### Recorded information

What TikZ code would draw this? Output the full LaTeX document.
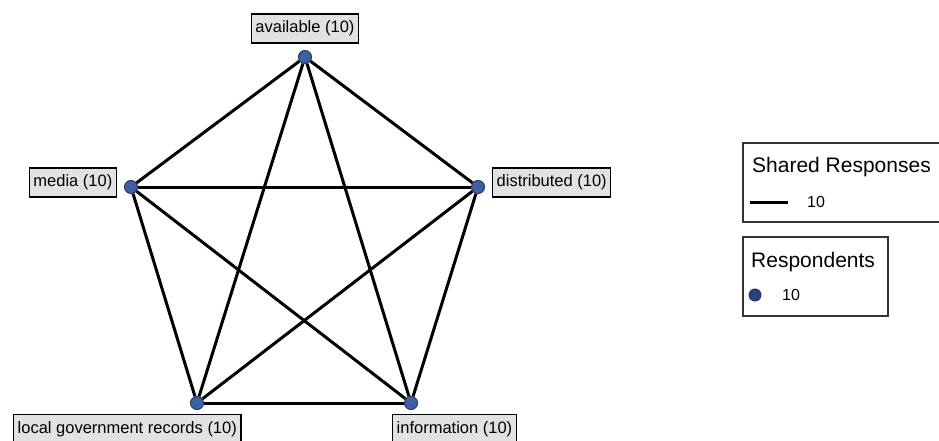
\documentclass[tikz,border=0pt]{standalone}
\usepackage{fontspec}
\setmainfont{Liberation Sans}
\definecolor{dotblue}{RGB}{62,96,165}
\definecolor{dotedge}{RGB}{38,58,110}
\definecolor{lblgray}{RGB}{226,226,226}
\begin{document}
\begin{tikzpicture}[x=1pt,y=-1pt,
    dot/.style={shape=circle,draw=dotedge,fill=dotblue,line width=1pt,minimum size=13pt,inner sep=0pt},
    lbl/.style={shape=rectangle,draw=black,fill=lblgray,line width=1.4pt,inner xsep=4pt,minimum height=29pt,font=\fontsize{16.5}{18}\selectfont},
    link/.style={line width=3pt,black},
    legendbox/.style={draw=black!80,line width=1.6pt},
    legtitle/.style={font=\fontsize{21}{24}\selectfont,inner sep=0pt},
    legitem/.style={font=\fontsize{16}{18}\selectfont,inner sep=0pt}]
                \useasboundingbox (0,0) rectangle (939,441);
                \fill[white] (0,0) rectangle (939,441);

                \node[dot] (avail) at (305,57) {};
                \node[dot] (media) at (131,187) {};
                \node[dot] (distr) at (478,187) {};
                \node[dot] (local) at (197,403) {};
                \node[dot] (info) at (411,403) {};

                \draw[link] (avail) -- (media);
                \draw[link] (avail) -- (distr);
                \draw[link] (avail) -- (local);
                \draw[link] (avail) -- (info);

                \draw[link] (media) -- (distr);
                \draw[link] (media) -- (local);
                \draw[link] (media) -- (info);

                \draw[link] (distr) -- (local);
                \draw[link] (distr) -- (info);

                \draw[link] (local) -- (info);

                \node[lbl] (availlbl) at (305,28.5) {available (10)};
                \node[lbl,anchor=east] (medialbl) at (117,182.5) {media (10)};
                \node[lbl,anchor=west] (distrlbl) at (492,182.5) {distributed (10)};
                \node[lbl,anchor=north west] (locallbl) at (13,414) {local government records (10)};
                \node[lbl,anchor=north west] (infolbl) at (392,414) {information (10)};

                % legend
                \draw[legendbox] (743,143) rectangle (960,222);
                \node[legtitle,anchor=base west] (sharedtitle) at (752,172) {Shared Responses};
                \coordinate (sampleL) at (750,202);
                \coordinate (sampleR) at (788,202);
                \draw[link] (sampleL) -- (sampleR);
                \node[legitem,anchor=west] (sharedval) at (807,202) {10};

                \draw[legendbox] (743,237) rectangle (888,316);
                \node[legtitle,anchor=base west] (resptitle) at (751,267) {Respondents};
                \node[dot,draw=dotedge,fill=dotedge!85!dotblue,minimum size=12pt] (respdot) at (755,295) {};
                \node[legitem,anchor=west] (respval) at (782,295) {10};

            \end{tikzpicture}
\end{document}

######

Work instructions >> Reproduce all of the material above word for word. Omit the pictures.

Full output >>
What TikZ code would draw this? Output the full LaTeX document.
\documentclass[tikz,border=0pt]{standalone}
\usepackage{fontspec}
\setmainfont{Liberation Sans}
\definecolor{dotblue}{RGB}{62,96,165}
\definecolor{dotedge}{RGB}{38,58,110}
\definecolor{lblgray}{RGB}{226,226,226}
\begin{document}
\begin{tikzpicture}[x=1pt,y=-1pt,
    dot/.style={shape=circle,draw=dotedge,fill=dotblue,line width=1pt,minimum size=13pt,inner sep=0pt},
    lbl/.style={shape=rectangle,draw=black,fill=lblgray,line width=1.4pt,inner xsep=4pt,minimum height=29pt,font=\fontsize{16.5}{18}\selectfont},
    link/.style={line width=3pt,black},
    legendbox/.style={draw=black!80,line width=1.6pt},
    legtitle/.style={font=\fontsize{21}{24}\selectfont,inner sep=0pt},
    legitem/.style={font=\fontsize{16}{18}\selectfont,inner sep=0pt}]
                \useasboundingbox (0,0) rectangle (939,441);
                \fill[white] (0,0) rectangle (939,441);

                \node[dot] (avail) at (305,57) {};
                \node[dot] (media) at (131,187) {};
                \node[dot] (distr) at (478,187) {};
                \node[dot] (local) at (197,403) {};
                \node[dot] (info) at (411,403) {};

                \draw[link] (avail) -- (media);
                \draw[link] (avail) -- (distr);
                \draw[link] (avail) -- (local);
                \draw[link] (avail) -- (info);

                \draw[link] (media) -- (distr);
                \draw[link] (media) -- (local);
                \draw[link] (media) -- (info);

                \draw[link] (distr) -- (local);
                \draw[link] (distr) -- (info);

                \draw[link] (local) -- (info);

                \node[lbl] (availlbl) at (305,28.5) {available (10)};
                \node[lbl,anchor=east] (medialbl) at (117,182.5) {media (10)};
                \node[lbl,anchor=west] (distrlbl) at (492,182.5) {distributed (10)};
                \node[lbl,anchor=north west] (locallbl) at (13,414) {local government records (10)};
                \node[lbl,anchor=north west] (infolbl) at (392,414) {information (10)};

                % legend
                \draw[legendbox] (743,143) rectangle (960,222);
                \node[legtitle,anchor=base west] (sharedtitle) at (752,172) {Shared Responses};
                \coordinate (sampleL) at (750,202);
                \coordinate (sampleR) at (788,202);
                \draw[link] (sampleL) -- (sampleR);
                \node[legitem,anchor=west] (sharedval) at (807,202) {10};

                \draw[legendbox] (743,237) rectangle (888,316);
                \node[legtitle,anchor=base west] (resptitle) at (751,267) {Respondents};
                \node[dot,draw=dotedge,fill=dotedge!85!dotblue,minimum size=12pt] (respdot) at (755,295) {};
                \node[legitem,anchor=west] (respval) at (782,295) {10};

            \end{tikzpicture}
\end{document}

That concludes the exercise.